For this reason we do not fear when the earth shakes,
and the mountains tumble into the depths of the sea,
when its waves crash and foam,
and the mountains shake before the surging sea. (Selah)
Psalm 46:1-3
I used to read this verse growing up for comfort, but not really feeling a lot of comfort. I realized recently that I have a fear of being abandoned and apparently concentrated on the second part and ignoring the first line! I don’t think the abandonment is as much by people as by situations. Not that the people I love would abandon me, but circumstances would keep them from me. Not that God would abandon me, but that maybe I haven’t trusted His full power and authority. That He would let me fall. I recognized the problem last night that I’m actually afraid of the earth moving under my feet (not from Dave’s kisses!) and falling to nowhere secure. I asked God to give me peace and to somehow confirm to me that I can trust Him and not fear.

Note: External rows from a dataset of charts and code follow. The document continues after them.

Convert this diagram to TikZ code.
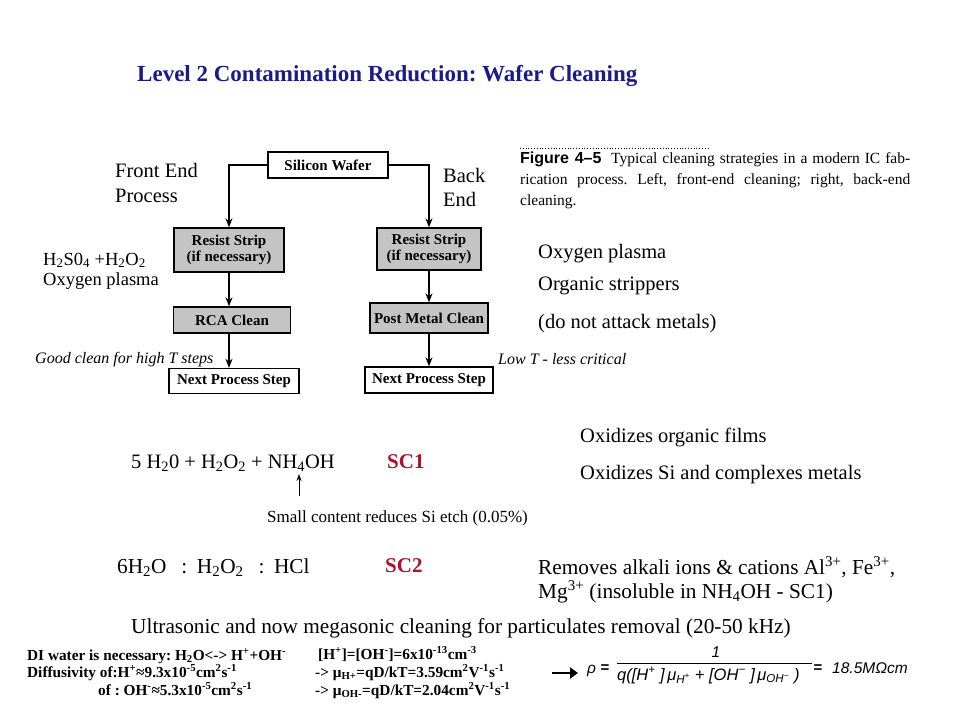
\documentclass[tikz,border=0pt]{standalone}
\usepackage{fontspec}
\setmainfont{Liberation Serif}
\newfontfamily\arialf{Liberation Sans}
\usetikzlibrary{arrows.meta}
\definecolor{titleblue}{RGB}{26,26,140}
\definecolor{scred}{RGB}{176,16,40}
\definecolor{boxgray}{RGB}{196,196,196}
\newcommand\fsz[2]{\fontsize{#1}{#2}\selectfont}
\frenchspacing
\begin{document}
\begin{tikzpicture}[x=1pt,y=-1pt,
  txt/.style={anchor=base west, inner sep=0pt},
  box/.style={draw, line width=1.3pt, inner sep=2pt, align=center, font=\fsz{15}{16}\bfseries},
  wbox/.style={box, fill=white},
  gbox/.style={box, fill=boxgray},
  arr/.style={line width=1.5pt, -{Stealth[length=9pt,width=7pt]}},
  big/.style={txt, font=\fsz{20.5}{24}},
  large/.style={txt, font=\fsz{21.3}{24}},
  mid/.style={txt, font=\fsz{18.5}{22}},
  bot/.style={txt, font=\fsz{15.3}{17}\bfseries},
  sc/.style={txt, font=\fsz{21}{24}\bfseries, text=scred},
  note/.style={txt, font=\fsz{16}{18}\itshape},
  frm/.style={inner sep=0pt, font=\arialf\itshape\fsz{15.5}{18}}]
\useasboundingbox (0,0) rectangle (960,720);
\fill[white] (0,0) rectangle (960,720);

% title
\node[txt, font=\fsz{23}{26}\bfseries, text=titleblue] (title) at (137,81) {Level 2 Contamination Reduction: Wafer Cleaning};

% flowchart
\node[wbox, minimum width=120pt, minimum height=26pt] (sw) at (328,165) {Silicon Wafer};
\node[gbox, minimum width=110pt, minimum height=44pt] (lrs) at (229,250) {Resist Strip\\(if necessary)};
\node[gbox, minimum width=104pt, minimum height=42pt] (rrs) at (429,249) {Resist Strip\\(if necessary)};
\node[gbox, minimum width=117pt, minimum height=26pt] (rca) at (232,320) {RCA Clean};
\node[gbox, minimum width=118pt, minimum height=30pt] (pmc) at (429,318) {Post Metal Clean};
\node[wbox, minimum width=130pt, minimum height=25pt] (lnx) at (234,381) {Next Process Step};
\node[wbox, minimum width=128pt, minimum height=26pt] (rnx) at (429,380) {Next Process Step};

\draw[arr] (sw.west) -| (lrs.north);
\draw[arr] (lrs.south) -- (lrs.south |- rca.north);
\draw[arr] (rca.south -| lrs.south) -- (lnx.north -| lrs.south);
\draw[arr] (sw.east) -| (rrs.north);
\draw[arr] (rrs.south) -- (pmc.north);
\draw[arr] (pmc.south) -- (rnx.north);

% labels around flowchart
\node[big] (fe1) at (115,177) {Front End};
\node[big] (fe2) at (115,202) {Process};
\node[big] (be1) at (443,182) {Back};
\node[big] (be2) at (443,206) {End};
\node[mid] (hs) at (43,265) {H\textsubscript{2}S0\textsubscript{4} +H\textsubscript{2}O\textsubscript{2}};
\node[mid] (op1) at (43,285) {Oxygen plasma};
\node[note] (gc) at (35,363) {Good clean for high T steps};
\node[note] (lt) at (498,364) {Low T - less critical};

% figure caption
\draw[line width=0.8pt, dotted] (520,148) -- (710,148);
\node[anchor=north west, inner sep=0pt, text width=390pt, align=justify, font=\fsz{15.5}{21}] (cap) at (520,152)
  {{\arialf\bfseries\fsz{16}{21}Figure 4–5}\hspace{0.3em} Typical cleaning strategies in a modern IC fab-\linebreak rication process. Left, front-end cleaning; right, back-end\linebreak cleaning.};

\node[big] (op2) at (538,258) {Oxygen plasma};
\node[big] (os) at (538,290) {Organic strippers};
\node[big] (dn) at (538,328) {(do not attack metals)};

% SC1
\node[big] (of) at (580,442) {Oxidizes organic films};
\node[big] (osi) at (580,479) {Oxidizes Si and complexes metals};
\node[big] (sc1eq) at (131,468) {5 H\textsubscript{2}0 + H\textsubscript{2}O\textsubscript{2} + NH\textsubscript{4}OH};
\node[sc] (sc1) at (387,468) {SC1};
\node[txt, font=\fsz{17}{20}] (small) at (267,522) {Small content reduces Si etch (0.05\%)};
\coordinate (arrfoot) at (299,496);
\coordinate (arrtip) at (299,474);
\draw[line width=0.9pt, -{Stealth[length=7pt,width=5pt]}] (arrfoot) -- (arrtip);

% SC2
\node[large] (sc2eq) at (117,573) {6H\textsubscript{2}O\hspace{0.45em} : \hspace{0.2em}H\textsubscript{2}O\textsubscript{2}\hspace{0.45em} : \hspace{0.2em}HCl};
\node[sc] (sc2) at (385,572) {SC2};
\node[large] (rm1) at (538,574) {Removes alkali ions \& cations Al\textsuperscript{3+}, Fe\textsuperscript{3+},};
\node[large] (rm2) at (538,598) {Mg\textsuperscript{3+} (insoluble in NH\textsubscript{4}OH - SC1)};

\node[large] (ultra) at (131,633) {Ultrasonic and now megasonic cleaning for particulates removal (20-50 kHz)};

% bottom block
\node[bot] (di) at (27,660) {DI water is necessary: H\textsubscript{2}O<-> H\textsuperscript{+}+OH\textsuperscript{-}};
\node[bot] (hc) at (318,659) {[H\textsuperscript{+}]=[OH\textsuperscript{-}]=6x10\textsuperscript{-13}cm\textsuperscript{-3}};
\node[bot] (df) at (27,677) {Diffusivity of:H\textsuperscript{+}≈9.3x10\textsuperscript{-5}cm\textsuperscript{2}s\textsuperscript{-1}};
\node[bot] (mh) at (315,677) {-> μ\textsubscript{H+}=qD/kT=3.59cm\textsuperscript{2}V\textsuperscript{-1}s\textsuperscript{-1}};
\node[bot] (dfo) at (98,695) {of : OH\textsuperscript{-}≈5.3x10\textsuperscript{-5}cm\textsuperscript{2}s\textsuperscript{-1}};
\node[bot] (mo) at (315,695) {-> μ\textsubscript{OH-}=qD/kT=2.04cm\textsuperscript{2}V\textsuperscript{-1}s\textsuperscript{-1}};

% resistivity formula
\coordinate (fa) at (552,673);
\coordinate (fb) at (578,673);
\draw[line width=2.6pt, -{Triangle[length=8pt,width=11pt]}] (fa) -- (fb);
\node[frm, anchor=base west] (rho) at (587,673) {ρ};
\node[frm, font=\arialf\bfseries\fsz{15}{18}] (eq1) at (605,669) {=};
\coordinate (fl1) at (617,663);
\coordinate (fl2) at (812,663);
\draw[line width=0.8pt] (fl1) -- (fl2);
\node[frm] (one) at (716,652) {1};
\node[frm, anchor=base west, font=\arialf\itshape\fsz{16.5}{18}] (den) at (617,680) {q([H\textsuperscript{+} ]\hspace{0.15em}μ\textsubscript{H\textsuperscript{+}} + [OH\textsuperscript{−} ]\hspace{0.15em}μ\textsubscript{OH\textsuperscript{−}} )};
\node[frm, font=\arialf\bfseries\fsz{15}{18}] (eq2) at (818,669) {=};
\node[frm, anchor=base west] (res) at (832,673) {18.5MΩcm};
\end{tikzpicture}
\end{document}
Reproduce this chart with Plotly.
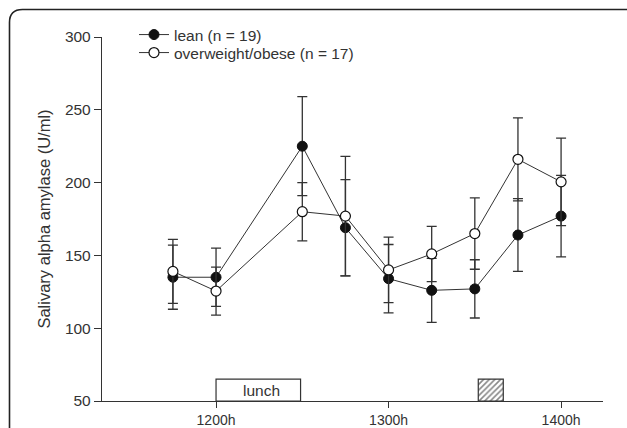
import plotly.graph_objects as go

# ---- data ----
times = [11.75, 12.0, 12.5, 12.75, 13.0, 13.25, 13.5, 13.75, 14.0]
lean_mean = [135, 135, 225, 169, 134, 126, 127, 164, 177]
lean_err = [22, 20, 34, 33, 23.5, 22, 20, 25, 28]
ow_mean = [139, 125.5, 180, 177, 140, 151, 165, 216, 200.5]
ow_err = [22, 16.5, 20, 41, 22.5, 19, 24.5, 28.5, 30]

tick_vals = [12.0, 13.0, 14.0]
tick_text = ["1200h", "1300h", "1400h"]
y_ticks = [50, 100, 150, 200, 250, 300]

meal_start = [12.0, 13.52]
meal_end = [12.49, 13.665]
meal_patterns = ["", "/"]
meal_labels = ["lunch", ""]
meal_base = 50
meal_height = 15

W, H = 627, 428
FONT = "Liberation Sans, Arial, sans-serif"
INK = "#333333"

fig = go.Figure()

# meal boxes
fig.add_trace(go.Bar(
    x=[(s + e) / 2 for s, e in zip(meal_start, meal_end)],
    y=[meal_height] * len(meal_start),
    base=[meal_base] * len(meal_start),
    width=[e - s for s, e in zip(meal_start, meal_end)],
    marker=dict(color="white", line=dict(color=INK, width=1.2),
                pattern=dict(shape=meal_patterns, fgcolor="#111111", bgcolor="white",
                             size=4, solidity=0.4)),
    showlegend=False, hoverinfo="skip",
))
for s, e, lab in zip(meal_start, meal_end, meal_labels):
    if lab:
        fig.add_annotation(x=(s + e) / 2 + 0.02, y=meal_base + meal_height / 2,
                           text=lab, showarrow=False, xref="x", yref="y",
                           font=dict(family=FONT, size=15.5, color=INK))

fig.add_trace(go.Scatter(
    x=times, y=lean_mean, mode="lines+markers", name="lean (n = 19)",
    legend="legend",
    line=dict(color=INK, width=1),
    marker=dict(symbol="circle", size=10, color="#111111", line=dict(color="#111111", width=1)),
    error_y=dict(type="data", array=lean_err, visible=True, color=INK, thickness=1.3, width=5),
))
fig.add_trace(go.Scatter(
    x=times, y=ow_mean, mode="lines+markers", name="overweight/obese (n = 17)",
    legend="legend2",
    line=dict(color=INK, width=1),
    marker=dict(symbol="circle", size=10, color="white", line=dict(color="#111111", width=1.2)),
    error_y=dict(type="data", array=ow_err, visible=True, color=INK, thickness=1.3, width=5),
))

x0, x1 = 102, 603
y_top, y_bot = 37, 401

def px(x):
    return x / W
def py(y):
    return 1 - y / H

# frame (rounded top-left corner)
r = 13
path = (f"M {px(9.5)} {py(H + 5)} L {px(9.5)} {py(9.5 + r)} "
        f"Q {px(9.5)} {py(9.5)} {px(9.5 + r)} {py(9.5)} L {px(W + 5)} {py(9.5)}")
fig.add_shape(type="path", path=path, xref="paper", yref="paper",
              line=dict(color="#222222", width=1.6))

leg_common = dict(xanchor="left", yanchor="middle",
                  font=dict(family=FONT, size=15.5, color=INK),
                  bgcolor="rgba(0,0,0,0)", borderwidth=0, itemwidth=30)

fig.update_layout(
    width=W, height=H,
    margin=dict(l=0, r=0, t=0, b=0),
    paper_bgcolor="white", plot_bgcolor="white",
    font=dict(family=FONT, color=INK),
    showlegend=True,
    legend=dict(x=px(134), y=py(35), **leg_common),
    legend2=dict(x=px(134), y=py(53), **leg_common),
    xaxis=dict(domain=[px(x0), px(x1)], range=[11.339, 14.243],
               tickvals=tick_vals, ticktext=tick_text, automargin=False,
               showline=True, linecolor=INK, linewidth=1.3,
               ticks="outside", ticklen=6, tickcolor=INK, tickwidth=1.3,
               ticklabelstandoff=0,
               showgrid=False, zeroline=False,
               tickfont=dict(family=FONT, size=14, color=INK)),
    yaxis=dict(domain=[py(y_bot), py(y_top)], range=[50, 300],
               tickvals=y_ticks, automargin=False,
               showline=True, linecolor=INK, linewidth=1.3,
               ticks="outside", ticklen=7, tickcolor=INK, tickwidth=1.3,
               showgrid=False, zeroline=False,
               tickfont=dict(family=FONT, size=15.5, color=INK),
               title=dict(text="Salivary alpha amylase (U/ml)", standoff=10,
                          font=dict(family=FONT, size=16.5, color=INK))),
)

fig.write_html("out.html")
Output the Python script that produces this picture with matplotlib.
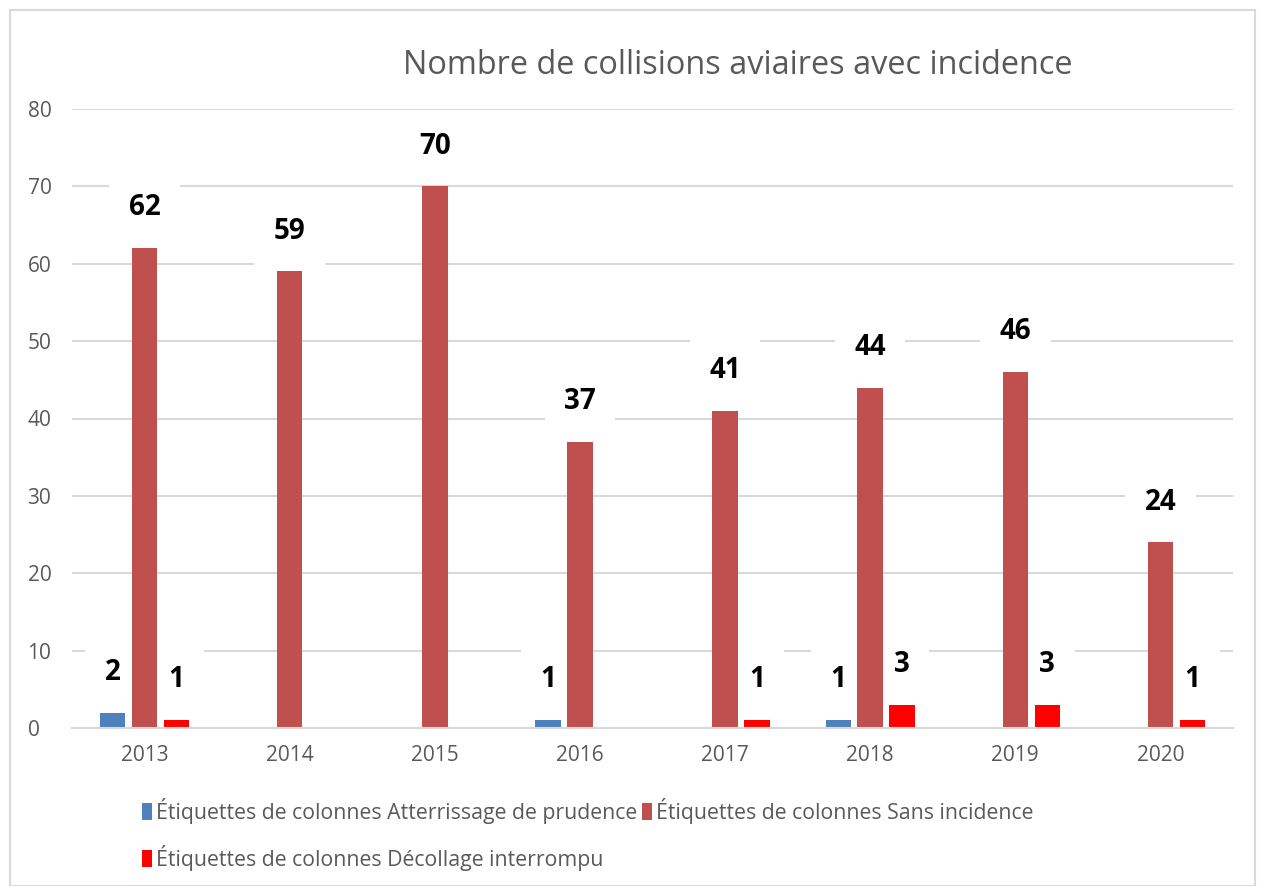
import matplotlib
matplotlib.use("Agg")
import matplotlib.pyplot as plt
import numpy as np
from matplotlib.patches import Rectangle

plt.rcParams['font.family'] = ['Open Sans', 'DejaVu Sans']

years = ["2013", "2014", "2015", "2016", "2017", "2018", "2019", "2020"]
atterrissage = [2, 0, 0, 1, 0, 1, 0, 0]
sans_incidence = [62, 59, 70, 37, 41, 44, 46, 24]
decollage = [1, 0, 0, 0, 1, 3, 3, 1]
series_names = [
    "Étiquettes de colonnes Atterrissage de prudence",
    "Étiquettes de colonnes Sans incidence",
    "Étiquettes de colonnes Décollage interrompu",
]
colors = ["#4f81bd", "#c0504d", "#ff0000"]
title = "Nombre de collisions aviaires avec incidence"

fig = plt.figure(figsize=(12.65, 8.86), dpi=100)
ax = fig.add_axes([72/1265, 1-728/886, (1233-72)/1265, (728-109)/886])

x = np.arange(len(years))
w = 0.175
step = 0.22
handles = []
for i, (vals, col, name) in enumerate(zip([atterrissage, sans_incidence, decollage], colors, series_names)):
    b = ax.bar(x + (i-1)*step, vals, width=w, color=col, label=name, zorder=2)
    handles.append(b)
    for xi, v in zip(x + (i-1)*step, vals):
        if v:
            ax.annotate(str(v), (xi, v), xytext=(0, 29), textcoords='offset points',
                        ha='center', va='center', fontsize=20, fontweight='bold',
                        color='black', zorder=1.5,
                        bbox=dict(boxstyle='square,pad=0.7', fc='white', ec='none'))

ax.set_xlim(-0.5, len(years)-0.5)
ax.set_ylim(0, 80)
ax.set_yticks(range(0, 81, 10))
ax.set_xticks(x)
ax.set_xticklabels(years)
ax.yaxis.grid(True, color='#d9d9d9', linewidth=1.5, zorder=0)
ax.set_axisbelow(True)
for s in ['top', 'right', 'left']:
    ax.spines[s].set_visible(False)
ax.spines['bottom'].set_color('#d9d9d9')
ax.spines['bottom'].set_linewidth(1.5)
ax.tick_params(axis='both', length=0, labelsize=15, colors='#595959')
ax.tick_params(axis='x', pad=12)
ax.tick_params(axis='y', pad=32)
for lab in ax.get_yticklabels():
    lab.set_horizontalalignment('left')

fig.text(738/1265, 1-65/886, title, ha='center', va='center', fontsize=23.4, color='#595959')

leg = fig.legend([handles[0], handles[2], handles[1]],
                 [series_names[0], series_names[2], series_names[1]],
                 ncol=2, loc='upper left', bbox_to_anchor=(142/1265, 1-798/886),
                 frameon=False, fontsize=15.3, labelcolor='#595959',
                 handlelength=0.45, handleheight=0.85, handletextpad=0.2,
                 columnspacing=0.25, labelspacing=1.0, borderaxespad=0, borderpad=0)

fig.patches.append(Rectangle((10/1265, 0), 1245/1265, 1-10/886, transform=fig.transFigure,
                             fill=False, ec='#d9d9d9', lw=1.5))

fig.savefig("out.png", dpi=100)
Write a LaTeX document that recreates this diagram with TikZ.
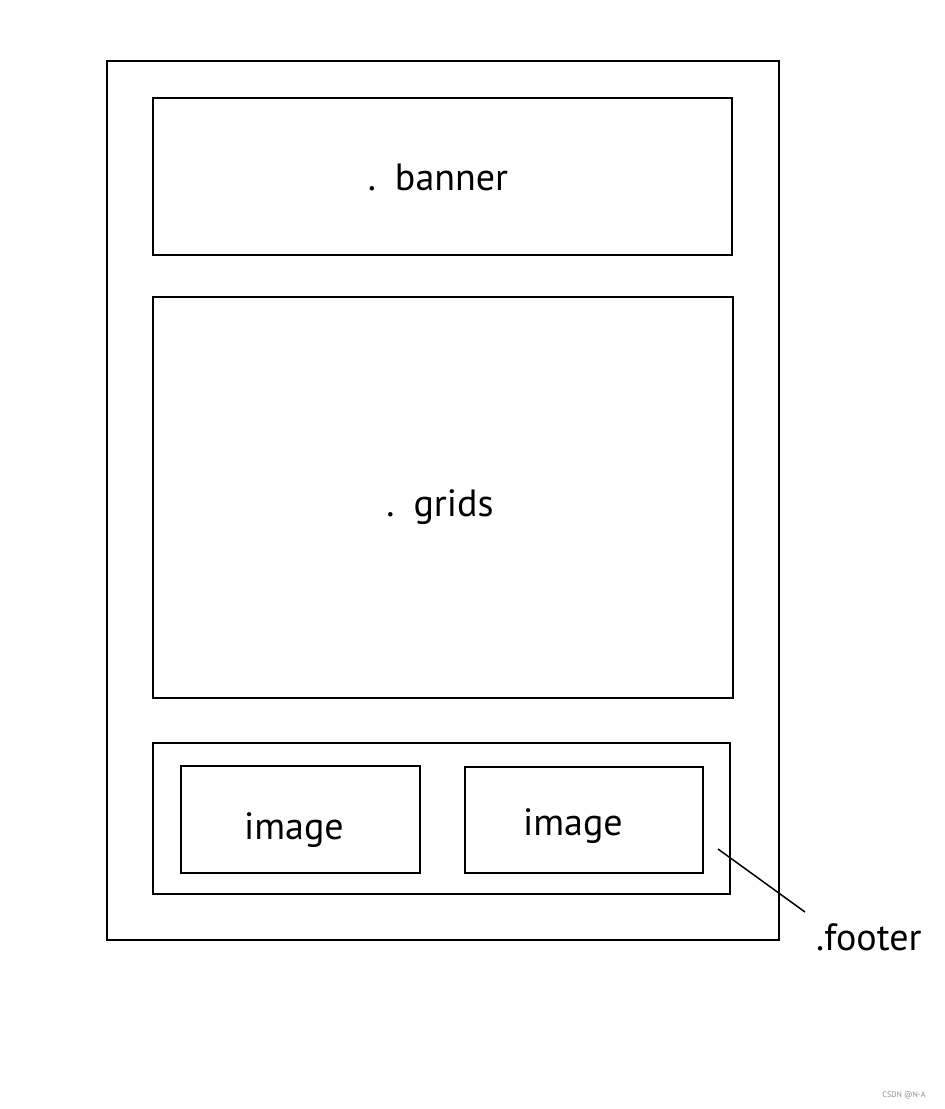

This morning in church we sang a song about God doing the moving of the mountains. God doing the mighty acts of nature to bring Himself glory—the glory that He deserves of course! All of a sudden I saw the answer to my fear so very clearly. If God’s making it happen, He will one way or another take care of me and my loved ones and it will indeed be to His glory. I found the peace I sought and joy on top of that! (God always gives extra, you know.) It’s incredible to me that God gave me my assurance the next day. Unfortunately I prayed more of a wish than really believing God would give it so soon. I have a habit of assuming it will take a while and I’ll stumble on my own onto the answer or something I can grasp and hope that’s my answer. But God very gently gave it to me with the first song and so clearly. The second song echoed the same message. God is sovereign, God cares for me, God will be faithful and take care of me. He also sweetly showed me I can count on Him for answers. They may not always come right away, but they can and certainly did in this case. Regardless of when the answers come, the answers are as faithful as their Master and do come when needed most. Wonder how many I’ve overlooked by assuming they would be vague answers? Or worse yet, not really expecting them at all?
I also learned that when I learn the ugliness of my heart, I see the beauty of God’s heart. I always thought it was the other way around, which is also true. As we meditate on God’s goodness, we realize our lack of it. But today God showed me where I had been wrong and His truth in that order. It was a great comfort to accept my lack of faith that way. To see yourself doubting God in a way you didn’t think you were is very piercing to the soul. How can I doubt my God? I thought I was past all that. But God’s comfort came right away and it was by showing me the area I hadn’t been believing Him by showing me how far His sovereignty really reaches.
I can rest and rest in joy. May you know the beauty and security of God’s sovereignty and love too!